Çocukları çok seven, kuşları ağzıyla besleyen  o adamın yürek kapılarını  “gerçek insana” sonuna kadar açık bıraktığını da biliyor. Çünkü o adam; bilginin paylaşılması gerektiğine inanıyordu. Gençlerin desteklenmesi gerektiğine, onlara inanılması gerektiğine inanıyordu. Genç ve özgür düşünceyi seviyor, önemsiyordu. Bu nedenledir ki çoklarının işletme gibi gördüğü sanat edebiyat çalışma atölyesi faaliyetlerini  tek kuruş karşılık beklemeden kendine görev bildi. Tek kuruş kazanmadan ardında sadece insan bırakmanın önemini bilenlerdendi o. Kirletilmiş bu dünyaya.  
“Çirkinlik bulaşıcı, lakin güzellik kalıcıdır” diyerek karşı durdu. Çalışkan, inançlı, yetenekli, yürekli, genç ve özgür yazın insanı görmekti niyeti. Bunu başardı. Salonun orta yerinde duran yarım boy aynanın karşısına geçti. Ustasını, yazarını düşünüyor. Kendisiyle beraber onu da görüyor aynada. Günlerdir yüzüne çöken gölge aydınlanmaya başladı.
“Yeniden merhaba diyebilmek için artık vedalaşabiliriz. “Beşinci Mevsim” de yeniden buluşmak üzere.” diyor ustasının aynadaki yüzüne. Ardından ekliyor.
“İyi ama nereden bulacağız bu beşinci mevsimi?​”

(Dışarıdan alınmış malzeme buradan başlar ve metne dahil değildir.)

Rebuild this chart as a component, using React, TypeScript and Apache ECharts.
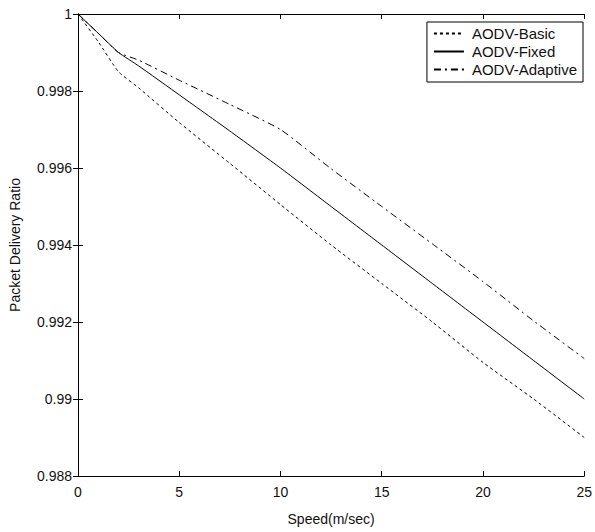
import React, { useEffect, useRef } from "react";
import * as echarts from "echarts";

const speeds = [0, 1, 2, 3, 5, 7.5, 10, 12.5, 15, 17.5, 20, 22.5, 25];
const basic = [1, 0.99928, 0.9985, 0.99808, 0.99718, 0.99612, 0.99505, 0.994, 0.993, 0.992, 0.99095, 0.99, 0.9890];
const fixed = [1, 0.9995, 0.999, 0.99865, 0.9979, 0.99696, 0.996, 0.995, 0.994, 0.993, 0.992, 0.991, 0.990];
const adaptive = [1, 0.9995, 0.999, 0.9988, 0.99828, 0.99765, 0.997, 0.99598, 0.995, 0.99403, 0.99305, 0.99203, 0.99105];
const seriesNames = ["AODV-Basic", "AODV-Fixed", "AODV-Adaptive"];
const xTicks = [0, 5, 10, 15, 20, 25];
const yTickLabels = ["0.988", "0.99", "0.992", "0.994", "0.996", "0.998", "1"];

const FONT = "Liberation Sans";

export default function App() {
  const ref = useRef<HTMLDivElement>(null);
  useEffect(() => {
    document.body.style.margin = "0";
    const chart = echarts.init(ref.current!, null, { renderer: "svg" });
    const pair = (ys: number[]) => speeds.map((x, i) => [x, ys[i]]);
    const axisLine = { show: true, lineStyle: { color: "#000", width: 1 } };
    const tick = { show: true, inside: true, length: 5, lineStyle: { color: "#000", width: 1 } };
    const yFmt = (v: number) => {
      const idx = Math.round((v - 0.988) / 0.002);
      return yTickLabels[idx] ?? "";
    };
    const txt = { fontFamily: FONT, fontSize: 14, color: "#111" };
    chart.setOption({
      animation: false,
      backgroundColor: "#fff",
      grid: { left: 75, top: 14, right: 6, bottom: 56, containLabel: false },
      legend: {
        data: seriesNames,
        orient: "vertical",
        right: 12,
        top: 22,
        itemWidth: 30,
        itemHeight: 10,
        itemGap: 3,
        padding: [4, 6, 5, 6],
        borderColor: "#000",
        borderWidth: 1,
        backgroundColor: "#fff",
        borderRadius: 0,
        itemStyle: { opacity: 0 },
        textStyle: { ...txt, fontSize: 15, lineHeight: 14, padding: [0, 0, 0, 3] },
      },
      xAxis: [
        {
          type: "value",
          min: 0,
          max: 25,
          interval: 5,
          name: "Speed(m/sec)",
          nameLocation: "middle",
          nameGap: 36,
          nameTextStyle: txt,
          axisLine,
          axisTick: tick,
          axisLabel: {
            ...txt,
            margin: 9,
            formatter: (v: number) => (xTicks.includes(v) ? String(v) : ""),
          },
          splitLine: { show: false },
        },
        {
          type: "value",
          position: "top",
          min: 0,
          max: 25,
          interval: 5,
          axisLine,
          axisTick: tick,
          axisLabel: { show: false },
          splitLine: { show: false },
        },
      ],
      yAxis: [
        {
          type: "value",
          min: 0.988,
          max: 1,
          interval: 0.002,
          name: "Packet Delivery Ratio",
          nameLocation: "middle",
          nameGap: 56,
          nameTextStyle: txt,
          axisLine,
          axisTick: tick,
          axisLabel: { ...txt, margin: 6, formatter: yFmt },
          splitLine: { show: false },
        },
        {
          type: "value",
          position: "right",
          min: 0.988,
          max: 1,
          interval: 0.002,
          axisLine,
          axisTick: tick,
          axisLabel: { show: false },
          splitLine: { show: false },
        },
      ],
      series: [
        {
          name: seriesNames[0],
          type: "line",
          data: pair(basic),
          symbol: "none",
          smooth: 0.15,
          lineStyle: { color: "#000", width: 1, type: [3, 3] },
          itemStyle: { color: "#000" },
        },
        {
          name: seriesNames[1],
          type: "line",
          data: pair(fixed),
          symbol: "none",
          smooth: 0.15,
          lineStyle: { color: "#000", width: 1, type: "solid" },
          itemStyle: { color: "#000" },
        },
        {
          name: seriesNames[2],
          type: "line",
          data: pair(adaptive),
          symbol: "none",
          smooth: 0.15,
          lineStyle: { color: "#000", width: 1, type: [7, 4, 2, 4] },
          itemStyle: { color: "#000" },
        },
      ],
    });
    return () => chart.dispose();
  }, []);
  return <div ref={ref} style={{ width: 595, height: 532 }} />;
}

Ustası yanıtlıyor aynanın içinden.
“Kendimiz var edeceğiz. Yaşayarak, düşleyerek. Zaten bu amaçla bir araya geldik. Hayatı, dünyayı, ülkemizi, memleketimizi yeniden keşfedeceğiz. Memleket sevgimizle yaşama sevincimizi buluşturup beşinci mevsimi oluşturacağız. Ben size bildiklerimi öğretirken siz de bana yeniden çocuk olmanın gizlerini öğreteceksiniz....” (Beşinci Mevsim/BG)
Açıyor Munzuray beyazlar içinde  onurlu duruşunun fetedilmez kalesi, ustasının alnını. Gözlerinden öpüyor uğurlarken beşinci mevsime o çocuk adamı. Ustasıyla kalırken çocuk; acıları, özlemleri,  kavgası öğrencisiyle geliyor, kuşları ağzıyla besleyen o adamın Burhan Günel’in.